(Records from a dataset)
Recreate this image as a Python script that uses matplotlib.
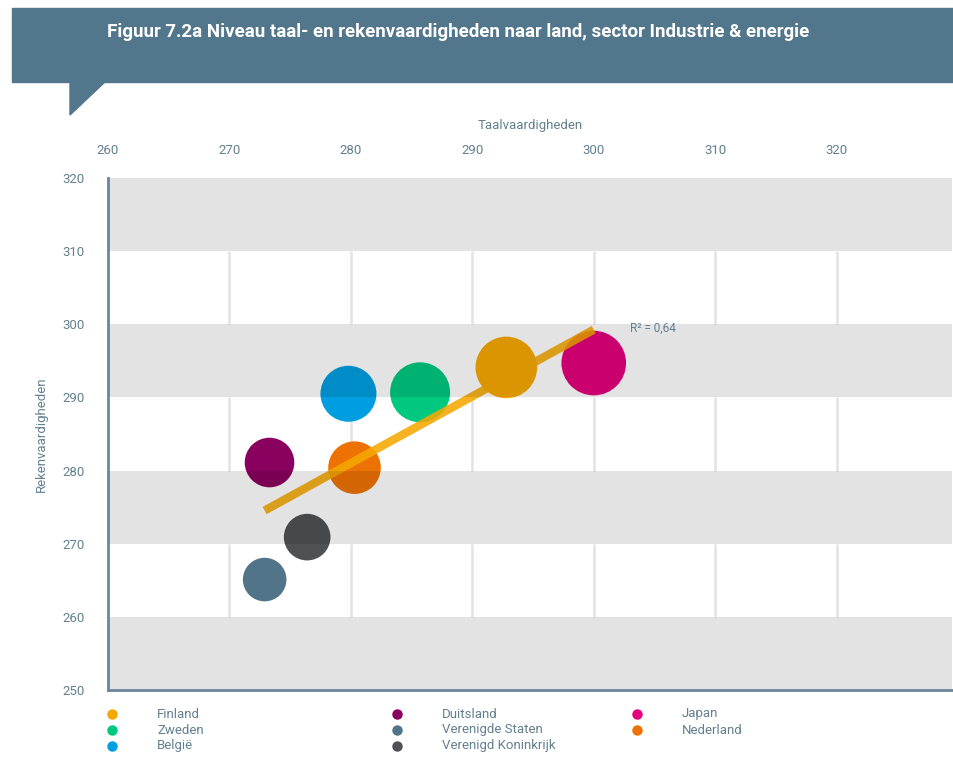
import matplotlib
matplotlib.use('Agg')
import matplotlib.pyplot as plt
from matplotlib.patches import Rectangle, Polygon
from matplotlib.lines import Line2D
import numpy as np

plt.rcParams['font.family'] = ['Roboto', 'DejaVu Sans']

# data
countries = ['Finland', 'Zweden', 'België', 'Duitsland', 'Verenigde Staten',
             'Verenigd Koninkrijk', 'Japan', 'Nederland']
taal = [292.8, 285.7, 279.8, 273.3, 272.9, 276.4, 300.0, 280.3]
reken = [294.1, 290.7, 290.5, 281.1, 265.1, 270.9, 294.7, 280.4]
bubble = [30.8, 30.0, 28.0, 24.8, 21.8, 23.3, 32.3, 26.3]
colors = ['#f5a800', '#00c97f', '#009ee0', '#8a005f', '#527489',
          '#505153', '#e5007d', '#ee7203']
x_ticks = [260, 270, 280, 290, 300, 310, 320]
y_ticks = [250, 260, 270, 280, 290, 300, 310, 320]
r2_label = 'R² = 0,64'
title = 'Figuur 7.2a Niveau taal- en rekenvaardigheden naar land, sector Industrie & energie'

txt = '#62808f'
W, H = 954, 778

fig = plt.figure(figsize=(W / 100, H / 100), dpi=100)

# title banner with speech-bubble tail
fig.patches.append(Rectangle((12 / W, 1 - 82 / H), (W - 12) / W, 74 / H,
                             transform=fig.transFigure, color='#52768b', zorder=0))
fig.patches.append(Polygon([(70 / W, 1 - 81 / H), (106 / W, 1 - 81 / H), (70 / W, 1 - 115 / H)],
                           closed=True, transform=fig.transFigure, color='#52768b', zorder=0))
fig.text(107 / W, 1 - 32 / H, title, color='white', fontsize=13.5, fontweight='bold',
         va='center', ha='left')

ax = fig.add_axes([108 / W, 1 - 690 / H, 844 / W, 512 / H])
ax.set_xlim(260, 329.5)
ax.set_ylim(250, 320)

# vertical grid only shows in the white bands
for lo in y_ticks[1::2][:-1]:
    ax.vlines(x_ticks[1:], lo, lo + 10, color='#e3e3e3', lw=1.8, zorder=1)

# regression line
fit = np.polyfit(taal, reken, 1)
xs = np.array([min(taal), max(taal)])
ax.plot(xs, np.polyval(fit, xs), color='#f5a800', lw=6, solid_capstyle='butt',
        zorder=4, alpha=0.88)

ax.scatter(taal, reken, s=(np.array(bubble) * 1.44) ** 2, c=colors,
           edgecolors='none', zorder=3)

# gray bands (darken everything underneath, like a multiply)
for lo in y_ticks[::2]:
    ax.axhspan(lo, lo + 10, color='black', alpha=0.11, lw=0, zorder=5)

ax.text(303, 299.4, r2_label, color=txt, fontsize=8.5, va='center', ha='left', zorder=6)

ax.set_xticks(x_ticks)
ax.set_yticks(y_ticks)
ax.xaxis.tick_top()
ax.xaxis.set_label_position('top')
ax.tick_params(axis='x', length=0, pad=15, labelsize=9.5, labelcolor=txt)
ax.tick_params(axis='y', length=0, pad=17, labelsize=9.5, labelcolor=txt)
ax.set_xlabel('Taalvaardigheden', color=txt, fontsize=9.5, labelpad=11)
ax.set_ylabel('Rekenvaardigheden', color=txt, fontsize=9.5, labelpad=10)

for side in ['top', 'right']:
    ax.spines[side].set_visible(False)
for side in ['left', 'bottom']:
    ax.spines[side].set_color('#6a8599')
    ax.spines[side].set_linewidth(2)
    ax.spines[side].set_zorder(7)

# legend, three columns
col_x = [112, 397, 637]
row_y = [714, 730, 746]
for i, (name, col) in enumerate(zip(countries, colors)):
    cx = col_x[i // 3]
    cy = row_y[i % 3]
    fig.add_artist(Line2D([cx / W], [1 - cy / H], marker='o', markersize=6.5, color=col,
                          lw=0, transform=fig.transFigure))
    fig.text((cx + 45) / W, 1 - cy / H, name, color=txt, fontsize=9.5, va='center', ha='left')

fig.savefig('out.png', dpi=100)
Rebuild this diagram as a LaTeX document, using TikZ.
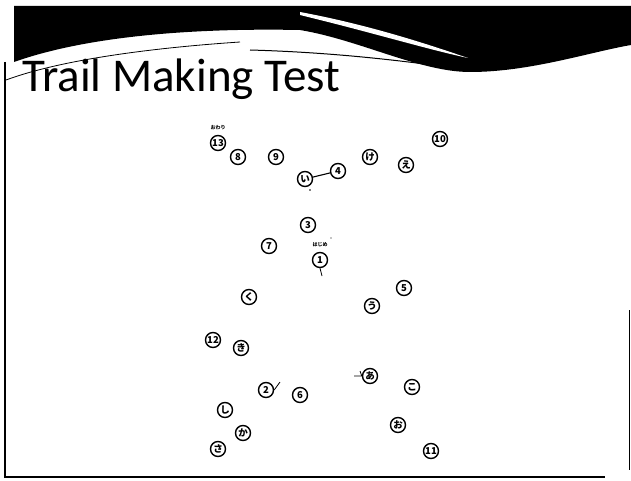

-- Task brief --
Go through the listing above and pull out each line containing the word "matplotlib".

-- Full output --
Recreate this image as a Python script that uses matplotlib.
import matplotlib
matplotlib.use('Agg')
import matplotlib.pyplot as plt
from matplotlib.patches import Rectangle, Polygon
from matplotlib.lines import Line2D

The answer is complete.